Frequently Asked Questions
What is big data security intelligence?
Big data security intelligence is the application of machine learning, behavioral analytics, and AI-assisted investigation to the large volumes of security event data that enterprise environments generate. It encompasses SIEM platforms, UEBA models, security data lakes, and agentic investigation systems that process terabytes of log data to detect threats faster and more accurately than rule-based approaches.
How much security log data do enterprises generate?
Large enterprises with 10,000+ employees now ingest over 10 terabytes of log data daily from endpoints, cloud services, SaaS applications, and network devices.
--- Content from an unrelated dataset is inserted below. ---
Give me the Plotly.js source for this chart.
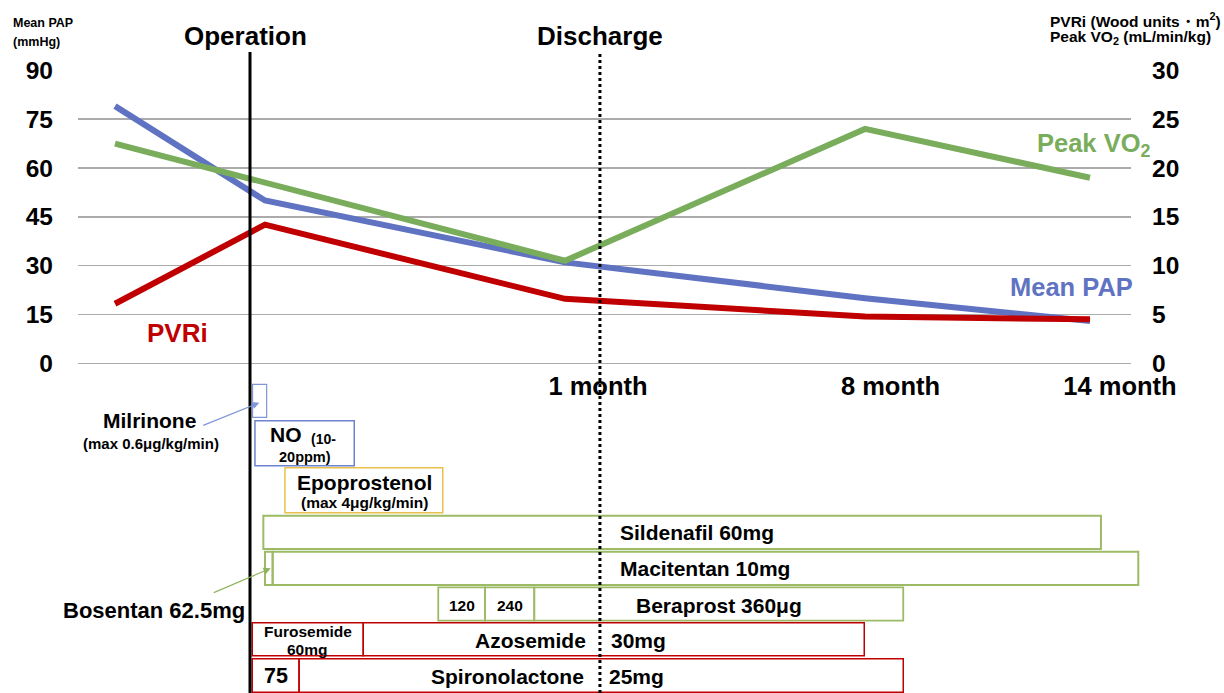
<!DOCTYPE html>
<html><head><meta charset="utf-8">
<script src="https://cdn.plot.ly/plotly-3.0.1.min.js"></script>
<style>html,body{margin:0;padding:0;background:#fff}#chart{width:1224px;height:693px}</style>
</head><body><div id="chart"></div>
<script>
// ---------------- data ----------------
const timePoints = ['Pre-op', 'Post-op', '1 month', '8 month', '14 month'];
const timePos   = [0, 1, 3, 5, 6.5];
const meanPAP   = [79, 50, 31, 20, 13];        // mmHg (left axis)
const pvri      = [6.1, 14.2, 6.6, 4.8, 4.5];  // Wood units·m² (right axis)
const peakVO2   = [22.5, null, 10.5, 24, 19];  // mL/min/kg (right axis)

const xTickText = ['1 month', '8 month', '14 month'];
const xTickPos  = [3.22, 5.17, 6.70];
const leftTicks  = [0, 15, 30, 45, 60, 75, 90];
const rightTicks = [0, 5, 10, 15, 20, 25, 30];

const eventNames = ['Operation', 'Discharge'];
const eventPos   = [0.9, 3.233];

// treatment timeline (same time units as timePos)
const drugName  = ['Milrinone','NO','Epoprostenol','Sildenafil','Bosentan','Macitentan','Beraprost','Beraprost','Beraprost','Furosemide','Azosemide','Spironolactone','Spironolactone'];
const drugDose  = ['max 0.6μg/kg/min','10-20ppm','max 4μg/kg/min','60mg','62.5mg','10mg','120','240','360μg','60mg','30mg','75','25mg'];
const drugStart = [0.917, 0.933, 1.133, 0.989, 1.000, 1.051, 2.155, 2.467, 2.795, 0.915, 1.655, 0.915, 1.227];
const drugEnd   = [1.011, 1.595, 2.185, 6.573, 1.051, 6.822, 2.467, 2.795, 5.255, 1.655, 4.995, 1.227, 5.255];
const drugRow   = [0, 1, 2, 3, 4, 4, 5, 5, 5, 6, 6, 7, 7];
const drugGroup = ['ino','no','pgi','pde5','era','era','pgi2oral','pgi2oral','pgi2oral','diuretic','diuretic','diuretic','diuretic'];

// ---------------- layout geometry / styles ----------------
const FONT = 'Liberation Sans, Arial, Helvetica, sans-serif';
const W = 1224, H = 693;
const plotL = 78, plotR = 1140, plotT = 70, plotB = 693;
const axisRightPx = 1131, axisBottomPx = 363.3, axisTopPx = 70;
const pxPerUnit = 150, originPx = 115;
const xMin = (plotL - originPx) / pxPerUnit;
const xMaxMain = (axisRightPx - originPx) / pxPerUnit;
const xMaxTL = (plotR - originPx) / pxPerUnit;
const plotH = plotB - plotT;
const pu = px => (px - originPx) / pxPerUnit;        // pixel column -> time units
const py = px => (plotB - px) / plotH;                // pixel row -> paper

// small padding so the 0 and 90 gridlines are interior
const padL = 0.1, padR = padL / 3;
const pxPerMM = (axisBottomPx - axisTopPx) / 90;
const mainLow = (plotB - (axisBottomPx + padL * pxPerMM)) / plotH;
const mainHigh = (plotB - (axisTopPx - padL * pxPerMM)) / plotH;
const tlHigh = (plotB - axisBottomPx) / plotH;

const rowTop    = [384.3, 420.7, 467.7, 515.7, 551.7, 587.3, 622.7, 658.7];
const rowBottom = [417.3, 465.7, 512.7, 549.0, 585.0, 620.7, 655.7, 692.3];
const groupColor = {ino:'#8196DA', no:'#6E82CF', pgi:'#E9C04C', pde5:'#9DBB67', era:'#9DBB67', pgi2oral:'#9DBB67', diuretic:'#C00000'};
const groupWidth = {ino:1.2, no:1.5, pgi:1.5, pde5:2, era:2, pgi2oral:1.8, diuretic:1.5};

const cBlue = '#5F73C2', cGreen = '#79AD5C', cRed = '#C00000';

// ---------------- traces ----------------
const traces = [
  {x: timePos, y: meanPAP, name: 'Mean PAP', yaxis: 'y', xaxis: 'x', mode: 'lines',
   line: {color: cBlue, width: 6}, hoverinfo: 'skip'},
  {x: timePos, y: pvri, name: 'PVRi', yaxis: 'y2', xaxis: 'x', mode: 'lines',
   line: {color: cRed, width: 6}, hoverinfo: 'skip'},
  {x: timePos, y: peakVO2, name: 'Peak VO2', yaxis: 'y2', xaxis: 'x', mode: 'lines', connectgaps: true,
   line: {color: cGreen, width: 6}, hoverinfo: 'skip'}
];

// ---------------- shapes ----------------
const shapes = [];
for (let i = 0; i < drugName.length; i++) {
  shapes.push({type: 'rect', xref: 'x2', yref: 'y3',
    x0: drugStart[i], x1: drugEnd[i], y0: rowTop[drugRow[i]], y1: rowBottom[drugRow[i]],
    line: {color: groupColor[drugGroup[i]], width: groupWidth[drugGroup[i]]},
    fillcolor: 'rgba(0,0,0,0)'});
}
eventNames.forEach((n, i) => {
  shapes.push({type: 'line', xref: 'x', yref: 'paper', x0: eventPos[i], x1: eventPos[i],
    y0: 0, y1: py(52), line: {color: '#000', width: 3, dash: i === 0 ? 'solid' : 'dot'}});
});

// ---------------- annotations ----------------
const ann = [];
function txt(text, x, y, size, opts) {
  ann.push(Object.assign({text: text, x: x, y: y, xref: 'x2', yref: 'y3', showarrow: false,
    xanchor: 'center', yanchor: 'middle',
    font: {family: FONT, size: size, color: '#000', weight: 'bold'}}, opts || {}));
}
function arrow(hx, hy, tx, ty, color) {
  ann.push({text: '', x: pu(hx), y: hy, ax: pu(tx), ay: ty, xref: 'x2', yref: 'y3', axref: 'x2', ayref: 'y3',
    showarrow: true, arrowhead: 2, arrowsize: 1.2, arrowwidth: 1.2, arrowcolor: color, standoff: 0});
}
function ptxt(text, xpx, ypx, size, opts) {
  ann.push(Object.assign({text: text, xref: 'paper', yref: 'paper', x: (xpx - plotL) / (plotR - plotL), y: py(ypx),
    xanchor: 'left', yanchor: 'middle', align: 'left', showarrow: false,
    font: {family: FONT, size: size, color: '#000', weight: 'bold'}}, opts || {}));
}
// headers
ptxt('Mean PAP', 11, 23, 12.5);
ptxt('(mmHg)', 11, 42, 12.5);
ptxt('PVRi (Wood units・m<sup>2</sup>)', 1048, 20, 15.5);
ptxt('Peak VO<sub>2</sub> (mL/min/kg)', 1048, 37, 15.5);
// event labels
eventNames.forEach((n, i) => {
  ann.push({text: n, xref: 'x', yref: 'paper', x: eventPos[i], y: py(36), xshift: i === 0 ? -5 : 0,
    xanchor: 'center', yanchor: 'middle', showarrow: false,
    font: {family: FONT, size: 26, color: '#000', weight: 'bold'}});
});
// series labels
ann.push({text: 'Peak VO<sub>2</sub>', xref: 'x', yref: 'y2', x: pu(1035), y: 22.4, xanchor: 'left', yanchor: 'middle',
  showarrow: false, font: {family: FONT, size: 25.5, color: cGreen, weight: 'bold'}});
ann.push({text: 'Mean PAP', xref: 'x', yref: 'y', x: pu(1008), y: 23.3, xanchor: 'left', yanchor: 'middle',
  showarrow: false, font: {family: FONT, size: 25.5, color: cBlue, weight: 'bold'}});
ann.push({text: 'PVRi', xref: 'x', yref: 'y', x: pu(145), y: 9.2, xanchor: 'left', yanchor: 'middle',
  showarrow: false, font: {family: FONT, size: 26, color: cRed, weight: 'bold'}});

// timeline labels
txt(drugName[0], pu(149), 420, 21);
txt('(' + drugDose[0] + ')', pu(151), 443, 15);
arrow(259.3, 402.7, 201.7, 426, '#7F96D9');
txt(drugName[1], pu(304), 434, 21, {xanchor: 'right'});
txt('(10-', pu(308.5), 438.5, 14, {xanchor: 'left'});
txt('20ppm)', pu(305), 457, 14.5);
txt(drugName[2], pu(364), 482, 21);
txt('(' + drugDose[2] + ')', pu(364), 502, 15.5);
txt(drugName[3] + ' ' + drugDose[3], pu(697), 532, 21);
txt(drugName[5] + ' ' + drugDose[5], pu(704.5), 568.5, 21);
txt(drugName[4] + ' ' + drugDose[4], pu(154), 610, 22);
arrow(270.7, 568.3, 212.3, 593.3, '#8FB35C');
txt(drugDose[6], pu(461.7), 605, 15.5);
txt(drugDose[7], pu(509.7), 605, 15.5);
txt(drugName[8] + ' ' + drugDose[8], pu(718.5), 605, 21);
txt(drugName[9], pu(307.8), 631.5, 15.5);
txt(drugDose[9], pu(307.8), 649.5, 15.5);
txt(drugName[10], pu(587.5), 640, 21, {xanchor: 'right'});
txt(drugDose[10], pu(609), 640, 21, {xanchor: 'left'});
txt(drugDose[11], pu(275.7), 676, 21.5);
txt(drugName[12], pu(585.5), 676, 21, {xanchor: 'right'});
txt(drugDose[12], pu(607), 676, 21, {xanchor: 'left'});

const tickFont = {family: FONT, size: 24.5, color: '#000', weight: 'bold'};
const layout = {
  width: W, height: H,
  margin: {l: plotL, r: W - plotR, t: plotT, b: H - plotB, pad: 0},
  paper_bgcolor: '#ffffff', plot_bgcolor: 'rgba(0,0,0,0)',
  showlegend: false,
  font: {family: FONT, color: '#000'},
  xaxis: {domain: [0, (axisRightPx - plotL) / (plotR - plotL)], range: [xMin, xMaxMain], anchor: 'y',
    tickmode: 'array', tickvals: xTickPos, ticktext: xTickText, ticks: '', ticklabelstandoff: 5,
    showgrid: false, zeroline: false, showline: false, fixedrange: true,
    tickfont: {family: FONT, size: 25.5, color: '#000', weight: 'bold'}},
  yaxis: {domain: [mainLow, mainHigh], range: [-padL, 90 + padL], anchor: 'x', tickmode: 'array', tickvals: leftTicks,
    ticks: '', ticklabelstandoff: 24, showgrid: true, gridcolor: '#ABABAB', gridwidth: 1.5,
    zeroline: true, zerolinecolor: '#ABABAB', zerolinewidth: 1.5, showline: false, fixedrange: true,
    tickfont: tickFont},
  yaxis2: {overlaying: 'y', side: 'right', anchor: 'x', range: [-padR, 30 + padR], tickmode: 'array', tickvals: rightTicks,
    ticks: '', ticklabelstandoff: 20, showgrid: false, zeroline: false, showline: false, fixedrange: true,
    tickfont: tickFont},
  xaxis2: {domain: [0, 1], range: [xMin, xMaxTL], anchor: 'y3', visible: false, fixedrange: true},
  yaxis3: {domain: [0, tlHigh], range: [plotB, axisBottomPx], anchor: 'x2', visible: false, fixedrange: true},
  shapes: shapes,
  annotations: ann
};

Plotly.newPlot('chart', traces, layout, {displayModeBar: false, staticPlot: true});
</script>
</body></html>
Microsoft reported a 150% year-over-year surge in events processed by its Sentinel SIEM in 2025, driven primarily by the expansion of connected systems and services generating logs.
What is UEBA and how does it use big data?
User and Entity Behavior Analytics (UEBA) uses machine learning models to build statistical baselines of normal behavior for users, devices, and services — login times, access patterns, data transfer volumes, and communication patterns. When activity deviates from these baselines, UEBA generates anomaly scores rather than binary alerts, enabling detection of credential-based and malware-free intrusions that traditional signature detection misses.
What is Databricks Lakewatch?
Lakewatch is an open agentic SIEM launched by Databricks in 2026, built on the Databricks Data Intelligence Platform. It brings security analytics to where enterprise data already lives in the data lakehouse, eliminating the data duplication of traditional SIEM architectures. AI agents in Lakewatch investigate alerts, correlate signals, and generate investigation summaries to reduce analyst workload.
How large is the SIEM and security analytics market?
The SIEM market was valued at $12.06 billion in 2026 and is projected to reach $20.78 billion by 2031 at an 11.5% CAGR. The broader security analytics market was valued at $6.72 billion in 2025 and is projected to reach $15.73 billion by 2034. Overall cybersecurity spending is projected to surpass $520 billion annually by 2026.